Isolated and failable green threads?

Hi all,
thank you all soo much for taking the time to make Swift such a great language, so that I get to use it smiling for all my work.

There are two concepts from Erlang that I really like:
- threads are very light-weight ([green threads][0]), and memory cannot be accessed accross threads (isolated threads)
- when a thread dies, the entire app doesn't crash, but the nearest [supervisor][1] cleans up and can re-launch a new thread

Applying this to apps written in Swift, I would expect would lead to
- fewer app crashes
- developers become more likely to architecture their app by using the [actor model][2]

I am sure these ideas are not new here, but I couldn't find a discussion on it by searching the archive.

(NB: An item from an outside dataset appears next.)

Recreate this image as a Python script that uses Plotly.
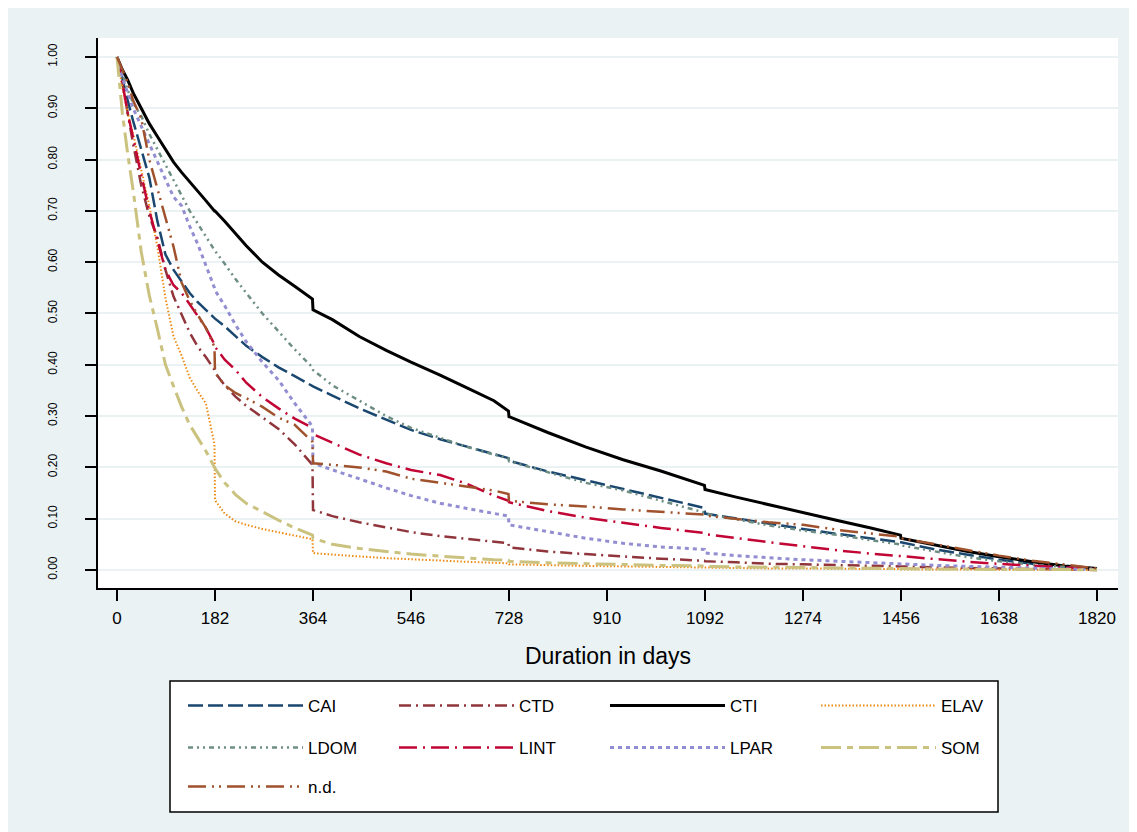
import plotly.graph_objects as go

# ---------------- data ----------------
days = [0, 10, 20, 30, 45, 60, 75, 90, 105, 120, 135, 150, 165, 181, 182, 200, 220, 240, 270,
        300, 330, 363, 364, 400, 450, 500, 546, 600, 650, 700, 727, 728, 800, 870, 940, 1010,
        1091, 1092, 1150, 1210, 1274, 1340, 1400, 1455, 1456, 1520, 1580, 1638, 1700, 1760, 1820]

CAI = [1.0, 0.955, 0.915, 0.875, 0.82, 0.765, 0.68, 0.615, 0.585, 0.562, 0.54, 0.522, 0.507, 0.492, 0.49,
       0.475, 0.455, 0.437, 0.415, 0.395, 0.378, 0.36, 0.358, 0.34, 0.315, 0.293, 0.273, 0.255, 0.24, 0.225,
       0.218, 0.213, 0.192, 0.175, 0.158, 0.14, 0.121, 0.11, 0.1, 0.09, 0.08, 0.07, 0.062, 0.055, 0.054,
       0.04, 0.03, 0.02, 0.012, 0.006, 0.003]
CTD = [1.0, 0.95, 0.89, 0.83, 0.75, 0.69, 0.648, 0.585, 0.533, 0.497, 0.463, 0.435, 0.415, 0.39, 0.385,
       0.36, 0.338, 0.32, 0.298, 0.275, 0.245, 0.205, 0.117, 0.105, 0.093, 0.083, 0.074, 0.066, 0.06, 0.055,
       0.052, 0.044, 0.036, 0.031, 0.026, 0.022, 0.018, 0.017, 0.015, 0.012, 0.011, 0.01, 0.008, 0.007, 0.007,
       0.005, 0.004, 0.003, 0.002, 0.001, 0.0]
CTI = [1.0, 0.975, 0.955, 0.93, 0.9, 0.87, 0.845, 0.82, 0.795, 0.775, 0.757, 0.74, 0.72, 0.7, 0.7,
       0.68, 0.655, 0.632, 0.6, 0.575, 0.553, 0.528, 0.507, 0.488, 0.455, 0.428, 0.405, 0.38, 0.355, 0.33,
       0.31, 0.299, 0.268, 0.24, 0.215, 0.193, 0.165, 0.157, 0.142, 0.127, 0.112, 0.096, 0.082, 0.068, 0.062,
       0.048, 0.036, 0.026, 0.016, 0.008, 0.003]
ELAV = [1.0, 0.94, 0.89, 0.85, 0.78, 0.71, 0.63, 0.53, 0.455, 0.418, 0.375, 0.348, 0.325, 0.245, 0.136,
        0.11, 0.095, 0.088, 0.08, 0.073, 0.067, 0.06, 0.033, 0.03, 0.026, 0.023, 0.021, 0.018, 0.016, 0.014,
        0.013, 0.011, 0.009, 0.008, 0.007, 0.006, 0.005, 0.004, 0.004, 0.003, 0.003, 0.002, 0.002, 0.002, 0.001,
        0.001, 0.001, 0.001, 0.001, 0.0, 0.0]
LDOM = [1.0, 0.965, 0.935, 0.91, 0.885, 0.85, 0.82, 0.79, 0.76, 0.73, 0.7, 0.675, 0.65, 0.625, 0.622,
        0.597, 0.567, 0.54, 0.5, 0.465, 0.43, 0.395, 0.39, 0.36, 0.33, 0.3, 0.277, 0.258, 0.24, 0.225,
        0.218, 0.212, 0.19, 0.17, 0.155, 0.135, 0.112, 0.11, 0.098, 0.087, 0.077, 0.068, 0.058, 0.05, 0.048,
        0.036, 0.025, 0.017, 0.01, 0.006, 0.002]
LINT = [1.0, 0.95, 0.89, 0.84, 0.77, 0.7, 0.645, 0.585, 0.555, 0.54, 0.518, 0.495, 0.472, 0.44, 0.435,
        0.41, 0.39, 0.365, 0.337, 0.315, 0.295, 0.277, 0.265, 0.248, 0.225, 0.208, 0.195, 0.185, 0.168, 0.145,
        0.135, 0.132, 0.115, 0.102, 0.092, 0.082, 0.072, 0.07, 0.062, 0.054, 0.046, 0.038, 0.032, 0.027, 0.026,
        0.02, 0.016, 0.012, 0.008, 0.005, 0.002]
LPAR = [1.0, 0.96, 0.93, 0.9, 0.865, 0.83, 0.795, 0.76, 0.727, 0.71, 0.67, 0.635, 0.595, 0.55, 0.545,
        0.515, 0.478, 0.445, 0.405, 0.37, 0.325, 0.28, 0.208, 0.195, 0.177, 0.16, 0.145, 0.13, 0.12, 0.111,
        0.105, 0.088, 0.075, 0.062, 0.052, 0.045, 0.04, 0.033, 0.028, 0.024, 0.02, 0.017, 0.014, 0.012, 0.011,
        0.009, 0.007, 0.005, 0.003, 0.002, 0.001]
SOM = [1.0, 0.89, 0.81, 0.74, 0.62, 0.535, 0.47, 0.4, 0.358, 0.318, 0.283, 0.258, 0.232, 0.2, 0.198,
       0.17, 0.147, 0.13, 0.113, 0.097, 0.082, 0.068, 0.062, 0.05, 0.042, 0.036, 0.031, 0.027, 0.023, 0.02,
       0.019, 0.017, 0.014, 0.012, 0.01, 0.009, 0.008, 0.007, 0.006, 0.006, 0.005, 0.004, 0.004, 0.003, 0.003,
       0.002, 0.002, 0.001, 0.001, 0.001, 0.0]
ND = [1.0, 0.975, 0.95, 0.915, 0.88, 0.8, 0.745, 0.69, 0.63, 0.56, 0.525, 0.497, 0.472, 0.435, 0.385,
      0.36, 0.345, 0.335, 0.318, 0.297, 0.283, 0.25, 0.208, 0.205, 0.2, 0.192, 0.178, 0.17, 0.162, 0.155,
      0.148, 0.135, 0.128, 0.124, 0.118, 0.113, 0.108, 0.106, 0.1, 0.093, 0.088, 0.078, 0.071, 0.065, 0.062,
      0.05, 0.038, 0.028, 0.018, 0.01, 0.003]

series_names = ["CAI", "CTD", "CTI", "ELAV", "LDOM", "LINT", "LPAR", "SOM", "n.d."]
series_values = [CAI, CTD, CTI, ELAV, LDOM, LINT, LPAR, SOM, ND]

x_ticks = [0, 182, 364, 546, 728, 910, 1092, 1274, 1456, 1638, 1820]
y_ticks = [0.0, 0.1, 0.2, 0.3, 0.4, 0.5, 0.6, 0.7, 0.8, 0.9, 1.0]
y_ticklabels = ["0.00", "0.10", "0.20", "0.30", "0.40", "0.50", "0.60", "0.70", "0.80", "0.90", "1.00"]
x_title = "Duration in days"

# ---------------- styles ----------------
styles = {
    "CAI":  dict(color="#1a476f", width=2.5, dash="15px,5px"),
    "CTD":  dict(color="#90353b", width=2.5, dash="12px,5px,2px,5px"),
    "CTI":  dict(color="#000000", width=3.0, dash="solid"),
    "ELAV": dict(color="#ee8a12", width=2.0, dash="1.5px,2px"),
    "LDOM": dict(color="#6e8e84", width=2.5, dash="5px,4px,2px,4px,2px,4px"),
    "LINT": dict(color="#c10534", width=2.5, dash="18px,6px,2px,6px"),
    "LPAR": dict(color="#938dd2", width=3.0, dash="4px,4px"),
    "SOM":  dict(color="#cac27e", width=3.0, dash="20px,6px,6px,6px"),
    "n.d.": dict(color="#a0522d", width=2.5, dash="18px,6px,2px,5px,2px,6px"),
}
legend_of = {"CAI": "legend", "CTD": "legend", "CTI": "legend", "ELAV": "legend",
             "LDOM": "legend2", "LINT": "legend2", "LPAR": "legend2", "SOM": "legend2",
             "n.d.": "legend3"}

fig = go.Figure()
for name, vals in zip(series_names, series_values):
    fig.add_trace(go.Scatter(x=days, y=vals, mode="lines", name=name,
                             line=styles[name], legend=legend_of[name],
                             hoverinfo="skip"))

# geometry (page pixels of the reference, page has an 8px body margin)
OFF = 8
W, H = 1137, 832
L, R, T, B = 98 - OFF, 1118 - OFF, 38 - OFF, 588 - OFF
pw, ph = R - L, B - T

def px_x(p):
    return (p - OFF - L) / pw

def px_y(p):
    return (B - (p - OFF)) / ph

FONT = "Liberation Sans, Arial, Helvetica, sans-serif"
ITEMW = 115

leg_common = dict(orientation="h", bgcolor="rgba(0,0,0,0)", borderwidth=0,
                  font=dict(family=FONT, size=17, color="#000000"),
                  entrywidth=211 - (ITEMW + 10) - 5, entrywidthmode="pixels", itemwidth=ITEMW,
                  xanchor="left", yanchor="middle", itemclick=False, itemdoubleclick=False)
leg_x = px_x(308 - (ITEMW + 10))

fig.update_layout(
    width=W, height=H,
    margin=dict(l=L, r=W - R, t=T, b=H - B, pad=0, autoexpand=False),
    paper_bgcolor="#eaf2f3",
    plot_bgcolor="#ffffff",
    font=dict(family=FONT, color="#000000"),
    showlegend=True,
    legend=dict(leg_common, x=leg_x, y=px_y(706)),
    legend2=dict(leg_common, x=leg_x, y=px_y(748)),
    legend3=dict(leg_common, x=leg_x, y=px_y(787)),
    xaxis=dict(range=[-35.3, 1859], tickvals=x_ticks, ticktext=[str(v) for v in x_ticks],
               ticks="outside", ticklen=11, tickwidth=1.5, tickcolor="#000000",
               showline=True, linecolor="#000000", linewidth=1.5, mirror=False,
               showgrid=False, zeroline=False, ticklabelstandoff=3,
               tickfont=dict(family=FONT, size=17, color="#000000"),
               title=dict(text=x_title, font=dict(family=FONT, size=23, color="#000000"), standoff=21),
               automargin=False),
    yaxis=dict(range=[-0.0351, 1.037], tickvals=y_ticks, ticktext=y_ticklabels,
               tickangle=-90, ticks="outside", ticklen=11, tickwidth=1.5, tickcolor="#000000",
               showline=True, linecolor="#000000", linewidth=1.5, mirror=False,
               showgrid=True, gridcolor="#eaf2f3", gridwidth=2, zeroline=False,
               ticklabelstandoff=23,
               tickfont=dict(family=FONT, size=12, color="#000000"),
               automargin=False),
    shapes=[
        # legend box
        dict(type="rect", xref="paper", yref="paper", x0=px_x(170), x1=px_x(998), y0=px_y(812), y1=px_y(681),
             fillcolor="#ffffff", line=dict(color="#000000", width=1.5), layer="below"),
    ],
)

fig.write_html("out.html")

What are your thoughts on bringing isolated green threads that are allowed to crash to Swift?

Cheers

    Nik

[0]: Green thread - Wikipedia
[1]: Erlang -- Supervisor Behaviour
[2]: Actor model - Wikipedia

There are two concepts from Erlang that I really like:
- threads are very light-weight ([green threads][0]), and memory cannot be accessed accross threads (isolated threads)
- when a thread dies, the entire app doesn't crash, but the nearest [supervisor][1] cleans up and can re-launch a new thread

Applying this to apps written in Swift, I would expect would lead to
- fewer app crashes
- developers become more likely to architecture their app by using the [actor model][2]

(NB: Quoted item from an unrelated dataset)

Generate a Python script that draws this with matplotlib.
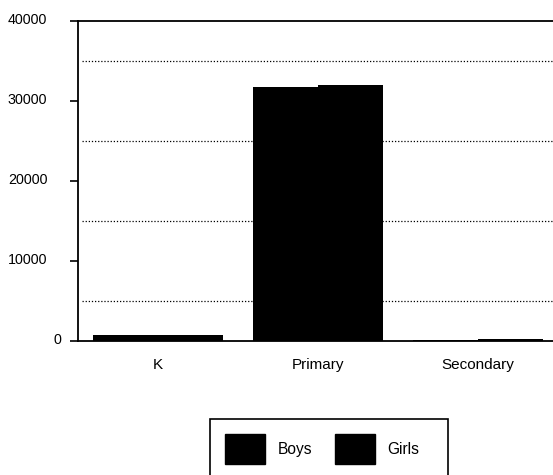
import numpy as np
import matplotlib; matplotlib.use("Agg")
import matplotlib.pyplot as plt
from matplotlib.patches import Patch, Rectangle
from matplotlib.transforms import ScaledTranslation

plt.rcParams['font.family'] = ['Liberation Sans', 'DejaVu Sans']

categories = ["K", "Primary", "Secondary"]
boys = [780, 31800, 80]
girls = [800, 32000, 300]
yticks = [0, 10000, 20000, 30000, 40000]
grid_levels = [5000, 15000, 25000, 35000]

W, H = 553, 475
fig = plt.figure(figsize=(W / 100, H / 100), dpi=100)
# axes right edge sits just past the image edge, as in the reference
ax = fig.add_axes([78 / W, 1 - 341 / H, 480 / W, 320 / H])

x = np.arange(len(categories))
bw = 0.406
ax.bar(x - bw / 2, boys, bw, color="black", zorder=3)
ax.bar(x + bw / 2, girls, bw, color="black", zorder=3)

for g in grid_levels:
    ax.axhline(g, xmin=0.008, color="black", lw=0.9, ls=(0, (1, 1.5)), zorder=1)

ax.set_xlim(-0.5, 2.5)
ax.set_ylim(0, 40000)
ax.set_yticks(yticks)
ax.set_yticklabels([str(v) for v in yticks], fontsize=10.3)
ax.set_xticks(x)
ax.set_xticklabels(categories, fontsize=11)
ax.tick_params(axis="x", length=0, pad=12)
ax.tick_params(axis="y", length=6, width=1.2, pad=16)
for s in ["left", "top", "bottom", "right"]:
    ax.spines[s].set_linewidth(1.3)
# labels sit a little above their ticks; the "0" label sits nearer the axis
for lab in ax.get_yticklabels():
    dx = 14 / 100 if lab.get_text() == "0" else 0
    lab.set_transform(lab.get_transform() + ScaledTranslation(dx, 2 / 100, fig.dpi_scale_trans))

handles = [Patch(facecolor="black", edgecolor="black"), Patch(facecolor="black", edgecolor="black")]
leg = fig.legend(handles, ["Boys", "Girls"], loc="upper left",
                 bbox_to_anchor=(210 / W, 1 - 419 / H), borderaxespad=0, ncol=2,
                 fontsize=11.2, handlelength=2.57, handleheight=2.57, handletextpad=0.82,
                 columnspacing=1.46, borderpad=0.96, frameon=False)
# legend box is wider on the right than the legend contents, so draw it by hand
fig.add_artist(Rectangle((210 / W, 1 - 480 / H), 238 / W, 61 / H, transform=fig.transFigure,
                         fill=False, edgecolor="black", lw=1.2))

fig.savefig("out.png", dpi=100)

I am sure these ideas are not new here, but I couldn't find a discussion on it by searching the archive. What are your thoughts on bringing isolated green threads that are allowed to crash to Swift?

Mainly, that concurrency is out of scope for Swift 3 (https://github.com/apple/swift-evolution/blob/master/README.md#out-of-scope\). Hang in there, though. :^)

···

--
Brent Royal-Gordon
Architechies

No idea what validity this has now, if any, but there's an elegant model described in this document: https://github.com/apple/swift/blob/master/docs/proposals/Concurrency.rst\.

Austin

···

On Jan 28, 2016, at 12:31 AM, Brent Royal-Gordon via swift-evolution <swift-evolution@swift.org> wrote:

There are two concepts from Erlang that I really like:
- threads are very light-weight ([green threads][0]), and memory cannot be accessed accross threads (isolated threads)
- when a thread dies, the entire app doesn't crash, but the nearest [supervisor][1] cleans up and can re-launch a new thread

Applying this to apps written in Swift, I would expect would lead to
- fewer app crashes
- developers become more likely to architecture their app by using the [actor model][2]

I am sure these ideas are not new here, but I couldn't find a discussion on it by searching the archive. What are your thoughts on bringing isolated green threads that are allowed to crash to Swift?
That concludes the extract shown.